** START Collected material **
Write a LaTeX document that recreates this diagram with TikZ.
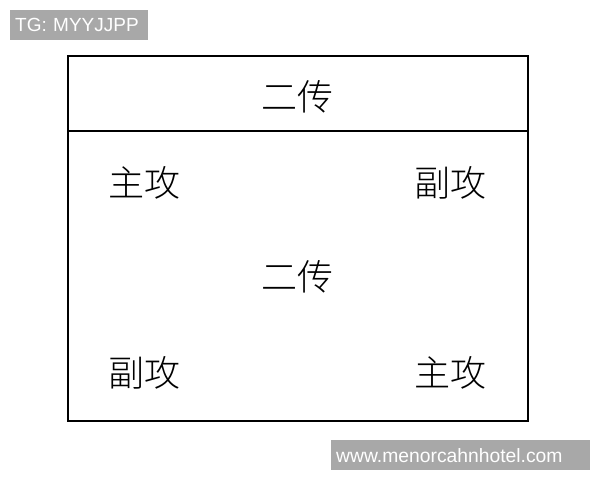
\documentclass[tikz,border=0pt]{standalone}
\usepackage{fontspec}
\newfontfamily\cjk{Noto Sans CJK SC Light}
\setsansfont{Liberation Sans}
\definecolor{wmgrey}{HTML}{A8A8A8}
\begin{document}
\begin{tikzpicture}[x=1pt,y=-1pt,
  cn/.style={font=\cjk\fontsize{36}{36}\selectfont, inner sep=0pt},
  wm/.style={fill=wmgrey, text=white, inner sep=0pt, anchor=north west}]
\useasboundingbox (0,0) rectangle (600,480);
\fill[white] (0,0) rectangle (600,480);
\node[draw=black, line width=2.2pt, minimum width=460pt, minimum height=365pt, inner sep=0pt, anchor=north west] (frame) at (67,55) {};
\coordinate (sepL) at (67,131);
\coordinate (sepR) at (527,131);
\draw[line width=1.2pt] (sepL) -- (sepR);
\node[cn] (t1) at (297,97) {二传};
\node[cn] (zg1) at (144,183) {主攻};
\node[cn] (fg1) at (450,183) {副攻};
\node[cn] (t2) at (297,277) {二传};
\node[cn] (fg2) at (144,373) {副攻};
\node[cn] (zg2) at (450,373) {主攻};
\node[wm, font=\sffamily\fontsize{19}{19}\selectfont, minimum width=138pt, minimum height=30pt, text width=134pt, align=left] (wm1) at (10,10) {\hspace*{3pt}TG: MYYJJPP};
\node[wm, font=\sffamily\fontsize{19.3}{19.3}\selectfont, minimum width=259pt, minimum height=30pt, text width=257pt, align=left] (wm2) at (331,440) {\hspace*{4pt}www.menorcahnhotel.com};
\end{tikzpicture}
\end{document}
** END Collected material **
■ Short task
Copy each line in full and exactly, omitting any picture.

■ The response
Write a LaTeX document that recreates this diagram with TikZ.
\documentclass[tikz,border=0pt]{standalone}
\usepackage{fontspec}
\newfontfamily\cjk{Noto Sans CJK SC Light}
\setsansfont{Liberation Sans}
\definecolor{wmgrey}{HTML}{A8A8A8}
\begin{document}
\begin{tikzpicture}[x=1pt,y=-1pt,
  cn/.style={font=\cjk\fontsize{36}{36}\selectfont, inner sep=0pt},
  wm/.style={fill=wmgrey, text=white, inner sep=0pt, anchor=north west}]
\useasboundingbox (0,0) rectangle (600,480);
\fill[white] (0,0) rectangle (600,480);
\node[draw=black, line width=2.2pt, minimum width=460pt, minimum height=365pt, inner sep=0pt, anchor=north west] (frame) at (67,55) {};
\coordinate (sepL) at (67,131);
\coordinate (sepR) at (527,131);
\draw[line width=1.2pt] (sepL) -- (sepR);
\node[cn] (t1) at (297,97) {二传};
\node[cn] (zg1) at (144,183) {主攻};
\node[cn] (fg1) at (450,183) {副攻};
\node[cn] (t2) at (297,277) {二传};
\node[cn] (fg2) at (144,373) {副攻};
\node[cn] (zg2) at (450,373) {主攻};
\node[wm, font=\sffamily\fontsize{19}{19}\selectfont, minimum width=138pt, minimum height=30pt, text width=134pt, align=left] (wm1) at (10,10) {\hspace*{3pt}TG: MYYJJPP};
\node[wm, font=\sffamily\fontsize{19.3}{19.3}\selectfont, minimum width=259pt, minimum height=30pt, text width=257pt, align=left] (wm2) at (331,440) {\hspace*{4pt}www.menorcahnhotel.com};
\end{tikzpicture}
\end{document}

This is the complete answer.